A breached credential list can contain many credentials, which may be out-of-date, and Hughes flagged one website which had over seven billion records from 370 databases. He also said some lists charge a fee to download, and this is where the credentials are more likely to be successful. He said credentials can be collected via multiple means, such as via phishing attacks or via insecure databases, while password reuse is all too common where the average user has 26 accounts and five passwords.

Hughes added: “Targets of these attacks are typically subscription services, as the attacks gain access to the accounts but are typically sold at a lower cost on dark markets.”

As for impact on a company, Hughes said a company’s reputation could be damaged, and the “negative association can last for years” leading to media coverage as well as loss of trust from your users. There can also be a financial impact of the cost to investigate, the suspension of services and the computational costs of handling attacks.

In order to mitigate credential stuffing attacks, Hughes recommended looking at the analytics of your traffic, and also to benchmark your traffic, so you know what the normal patterns are and are able to spot a spike in failed login attempts. He also recommended looking for failed logins from IP addresses, to understand where an attack comes from.

“The main way to defend is through layers,” he said, focusing on three features: multi-factor authentication, breached password detection and bot detection. “We assess all of this traffic, and feed into our engine and see attempts against a user and IP address,” he said. “You can determine in real time if something is suspicious.”

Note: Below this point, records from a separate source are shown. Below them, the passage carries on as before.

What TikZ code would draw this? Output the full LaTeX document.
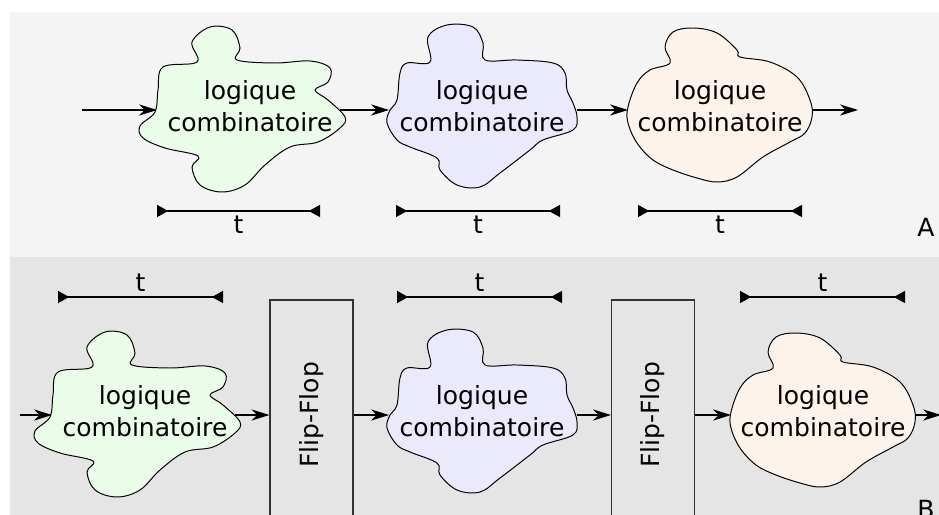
\documentclass[tikz,border=0pt]{standalone}
\usepackage{fontspec}
\setmainfont{DejaVu Sans}
\usetikzlibrary{arrows.meta}
\definecolor{vert}{HTML}{EAFDE8}
\definecolor{lavande}{HTML}{EBE9FC}
\definecolor{peche}{HTML}{FDF3EA}
\definecolor{fondA}{HTML}{F4F4F4}
\definecolor{fondB}{HTML}{E5E5E5}
\tikzset{
  contour/.style={line width=0.7pt},
  texte/.style={align=center,inner sep=0pt,font=\fontsize{17.8}{22.8}\selectfont},
  pics/nuageA/.style={code={
    \draw[contour,fill=#1] plot[smooth cycle,tension=0.6] coordinates {
      (-87,-43) (-53,-48) (-58,-68) (-40,-83) (-18,-80) (-10,-62) (-13,-50)
      (25,-47) (60,-49) (80,-42) (78,-28) (65,-20) (78,-10) (95,7) (90,18)
      (68,32) (40,37) (15,55) (-5,75) (-28,82) (-50,75) (-58,57) (-52,46)
      (-85,38) (-107,28) (-110,16) (-95,2) (-92,-20)};
    \node[texte] (-t) at (0,-4) {logique\\combinatoire};
    \coordinate (-in) at (-93,0);
    \coordinate (-out) at (90,0);
  }},
  pics/nuageB/.style={code={
    \draw[contour,fill=#1] plot[smooth cycle,tension=0.6] coordinates {
      (-52,-48) (-54,-73) (-35,-85) (-9,-83) (1,-67) (3,-50) (35,-50)
      (71,-47) (83,-37) (85,-20) (91,-7) (95,7) (91,20) (61,30) (48,40)
      (18,63) (-2,77) (-25,75) (-42,60) (-45,48) (-72,37) (-85,30)
      (-95,13) (-92,0) (-85,-10) (-82,-37) (-75,-47)};
    \node[texte] (-t) at (0,-4) {logique\\combinatoire};
    \coordinate (-in) at (-93,0);
    \coordinate (-out) at (95,0);
  }},
  pics/nuageC/.style={code={
    \draw[contour,fill=#1] plot[smooth cycle,tension=0.6] coordinates {
      (-50,-47) (-55,-63) (-47,-78) (-27,-82) (-3,-77) (17,-60) (20,-53)
      (50,-48) (77,-33) (90,-10) (92,7) (85,23) (70,32) (43,47) (17,67)
      (-3,72) (-23,68) (-47,60) (-67,50) (-83,33) (-92,13) (-92,-3)
      (-83,-27) (-70,-40)};
    \node[texte] (-t) at (0,-4) {logique\\combinatoire};
    \coordinate (-in) at (-92,0);
    \coordinate (-out) at (92,0);
  }}
}
\begin{document}
\begin{tikzpicture}[x=0.25mm,y=-0.25mm,
    fleche/.style={-{Stealth[length=4.5mm,width=2.8mm,inset=1.4mm]},line width=0.9pt},
    duree/.style={{Triangle[reversed,length=2.8mm,width=3mm]}-{Triangle[reversed,length=2.8mm,width=3mm]},line width=0.9pt},
    ffbox/.style={draw=black!80,line width=0.8pt,minimum width=20.75mm,minimum height=57.5mm,inner sep=0pt,font=\fontsize{17.8}{22.8}\selectfont},
    lettre/.style={anchor=base,font=\fontsize{17.8}{22.8}\selectfont},
    tlabel/.style={font=\fontsize{17.8}{22.8}\selectfont}]
  \useasboundingbox (0,0) rectangle (939,515);
  \fill[fondA] (10,12) rectangle (939,257);
  \fill[fondB] (10,257) rectangle (939,515);

  % A : logique seule
  \pic (b1) at (250,110) {nuageA=vert};
  \pic (b2) at (482,110) {nuageB=lavande};
  \pic (b3) at (720,110) {nuageC=peche};
  \coordinate (entreeA) at (82,110);
  \coordinate (sortieA) at (858,110);
  \draw[fleche] (entreeA) -- (b1-in);
  \draw[fleche] (b1-out) -- (b2-in);
  \draw[fleche] (b2-out) -- (b3-in);
  \draw[fleche] (b3-out) -- (sortieA);

  \coordinate (ta1) at (157,211); \coordinate (tb1) at (320,211);
  \coordinate (ta2) at (396,211); \coordinate (tb2) at (560,211);
  \coordinate (ta3) at (638,211); \coordinate (tb3) at (802,211);
  \draw[duree] (ta1) -- node[tlabel,below] (t1) {t} (tb1);
  \draw[duree] (ta2) -- node[tlabel,below] (t2) {t} (tb2);
  \draw[duree] (ta3) -- node[tlabel,below] (t3) {t} (tb3);
  \node[lettre] (lA) at (926,237) {A};

  % B : avec bascules
  \pic (c1) at (145,415) {nuageA=vert};
  \pic (c2) at (482,415) {nuageB=lavande};
  \pic (c3) at (823,415) {nuageC=peche};
  \node[ffbox] (ff1) at (311.5,415) {\rotatebox{90}{Flip-Flop}};
  \node[ffbox] (ff2) at (653,415) {\rotatebox{90}{Flip-Flop}};
  \coordinate (entreeB) at (20,415);
  \coordinate (sortieB) at (941,415);
  \draw[fleche] (entreeB) -- (c1-in);
  \draw[fleche] (c1-out) -- (ff1.west);
  \draw[fleche] (ff1.east) -- (c2-in);
  \draw[fleche] (c2-out) -- (ff2.west);
  \draw[fleche] (ff2.east) -- (c3-in);
  \draw[fleche] (c3-out) -- (sortieB);

  \coordinate (ua1) at (58,297); \coordinate (ub1) at (223,297);
  \coordinate (ua2) at (397,297); \coordinate (ub2) at (562,297);
  \coordinate (ua3) at (740,297); \coordinate (ub3) at (905,297);
  \draw[duree] (ua1) -- node[tlabel,above] (u1) {t} (ub1);
  \draw[duree] (ua2) -- node[tlabel,above] (u2) {t} (ub2);
  \draw[duree] (ua3) -- node[tlabel,above] (u3) {t} (ub3);
  \node[lettre] (lB) at (926,518) {B};
\end{tikzpicture}
\end{document}
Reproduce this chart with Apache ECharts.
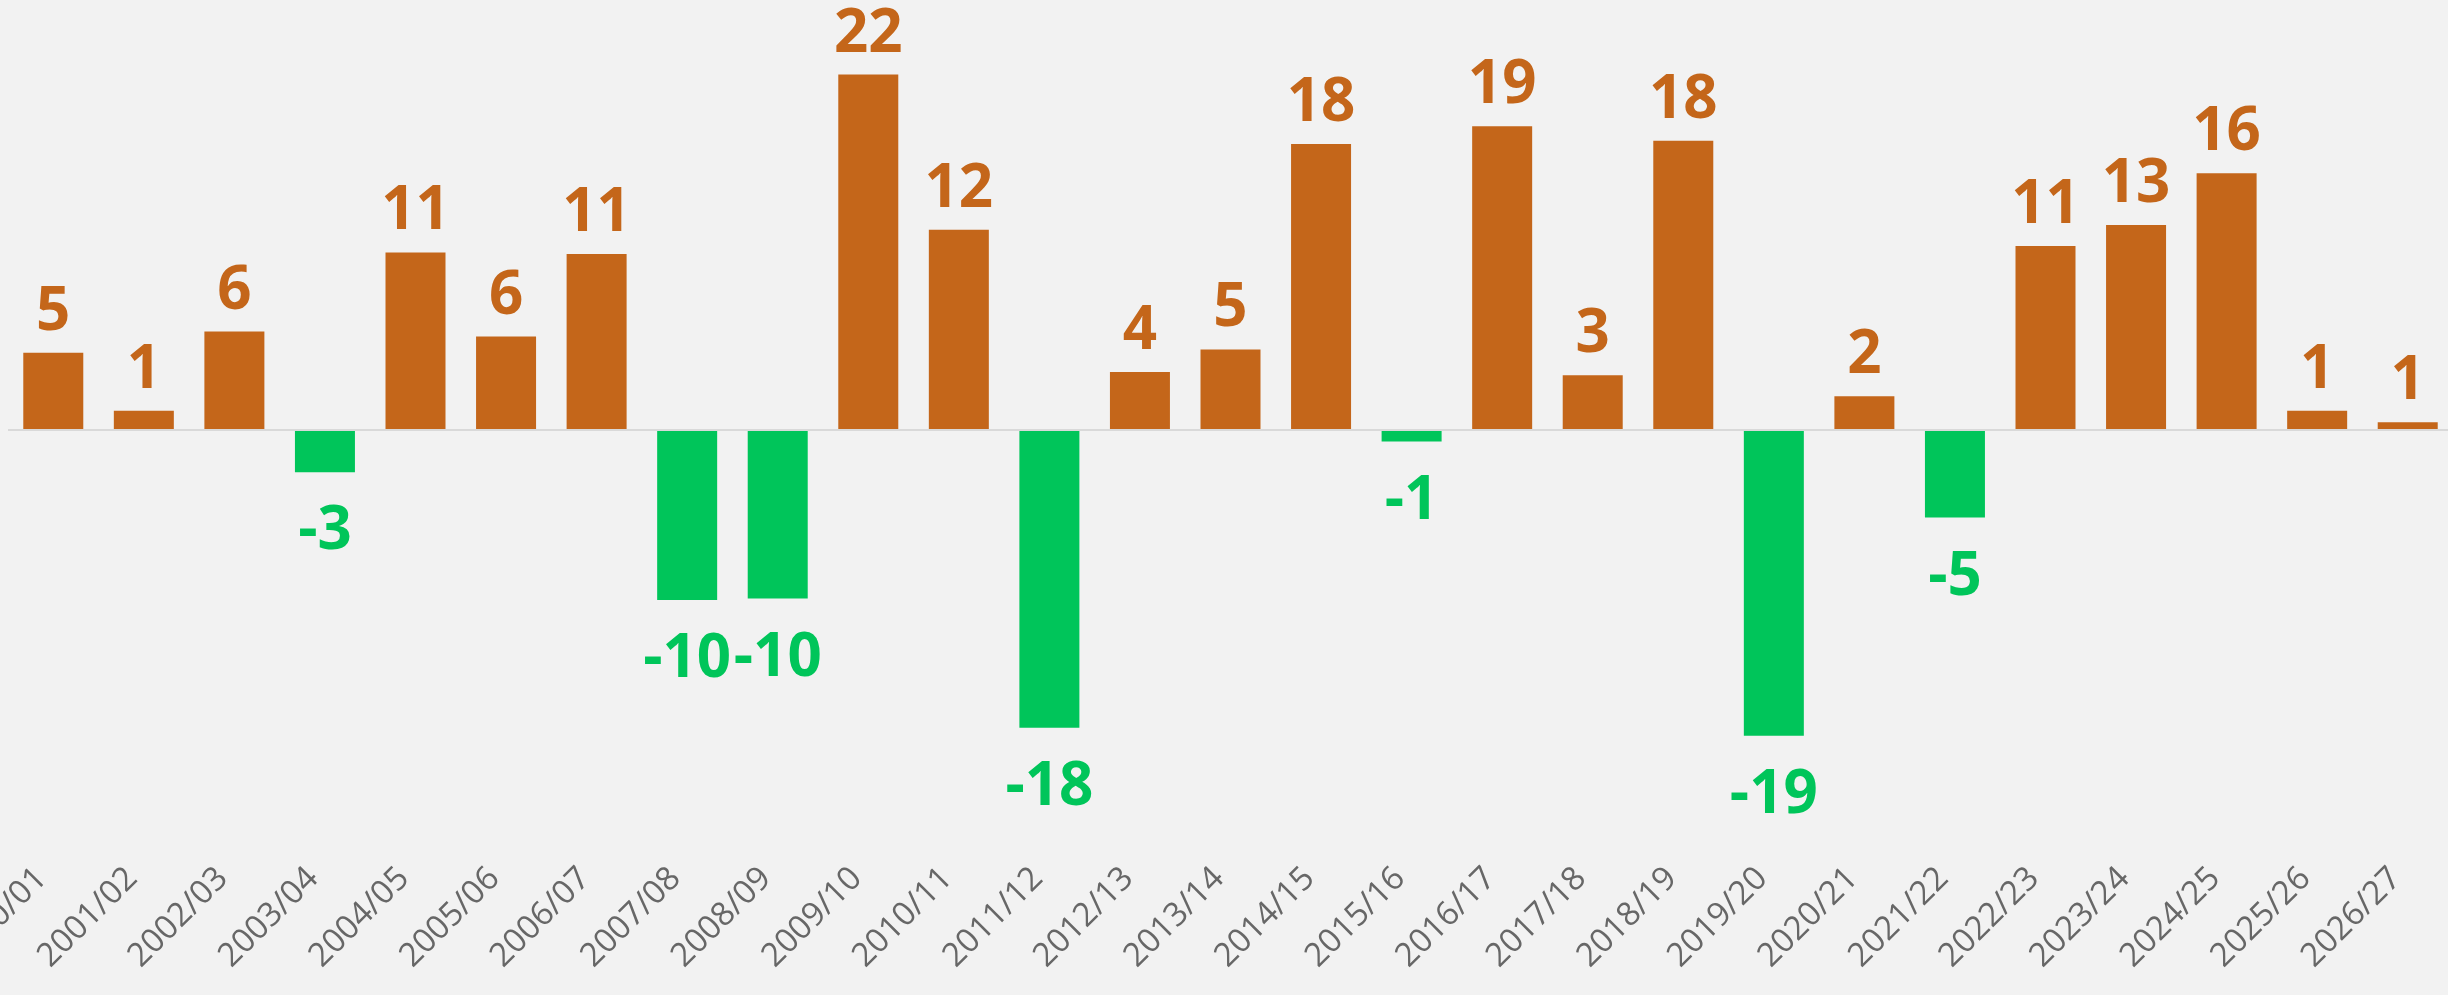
<!DOCTYPE html>
<html>
<head>
<meta charset="utf-8">
<title>Chart</title>
<script src="https://cdn.jsdelivr.net/npm/echarts@6/dist/echarts.min.js"></script>
<style>
  html, body { margin: 0; padding: 0; background: #f2f2f2; }
  #bar-chart { width: 2448px; height: 995px; }
</style>
</head>
<body>
<div id="bar-chart"></div>
<script>
// seasons on the x axis
var categories = ['2000/01', '2001/02', '2002/03', '2003/04', '2004/05', '2005/06', '2006/07',
    '2007/08', '2008/09', '2009/10', '2010/11', '2011/12', '2012/13', '2013/14', '2014/15',
    '2015/16', '2016/17', '2017/18', '2018/19', '2019/20', '2020/21', '2021/22', '2022/23',
    '2023/24', '2024/25', '2025/26', '2026/27'];

// bar values (labels show them rounded)
var values = [4.8, 1.2, 6.1, -2.6, 11.0, 5.8, 10.9, -10.5, -10.4, 22.0, 12.4, -18.4, 3.6, 5.0,
    17.7, -0.7, 18.8, 3.4, 17.9, -18.9, 2.1, -5.4, 11.4, 12.7, 15.9, 1.2, 0.5];

var ORANGE = '#c4661a';
var GREEN = '#00c55a';

var chart = echarts.init(document.getElementById('bar-chart'));

var barData = values.map(function(v) {
    var neg = v < 0;
    return {
        value: v,
        itemStyle: { color: neg ? GREEN : ORANGE },
        label: {
            position: neg ? 'bottom' : 'top',
            distance: neg ? 30 : 10,
            color: neg ? GREEN : ORANGE
        }
    };
});

chart.setOption({
    backgroundColor: '#f2f2f2',
    animation: false,
    grid: { left: 8, top: 26, width: 2445, height: 857, outerBoundsMode: 'none', containLabel: false },
    xAxis: {
        type: 'category',
        data: categories,
        axisLine: { show: false },
        axisTick: { show: false },
        axisLabel: {
            interval: 0,
            rotate: 45,
            margin: 2,
            verticalAlign: 'bottom',
            color: '#676767',
            fontSize: 33,
            fontFamily: 'Open Sans'
        }
    },
    yAxis: {
        type: 'value',
        min: -28,
        max: 25,
        show: false,
        splitLine: { show: false }
    },
    series: [{
        type: 'bar',
        barWidth: 60,
        data: barData,
        label: {
            show: true,
            fontSize: 60,
            fontWeight: 'bold',
            fontFamily: 'Open Sans',
            formatter: function(p) { return Math.round(p.value); }
        },
        markLine: {
            silent: true,
            symbol: 'none',
            label: { show: false },
            lineStyle: { color: '#d9d9d9', width: 2, type: 'solid' },
            data: [{ yAxis: 0 }]
        }
    }]
});
</script>
</body>
</html>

With bot detection, Hughes said you’re looking to block, or challenge, requests, and recommended adding a Captcha as with bot detection you’re looking to slow down those requests before they are processed.

With regards to breached password detection, Hughes said Auth0 keeps a database of common passwords and warns the user if they are using something that is known to be commonly used. For MFA, Hughes said this can be added as an additional step for the user to prevent the attack takeover and prevents the account value from being sold on a darknet marketplace.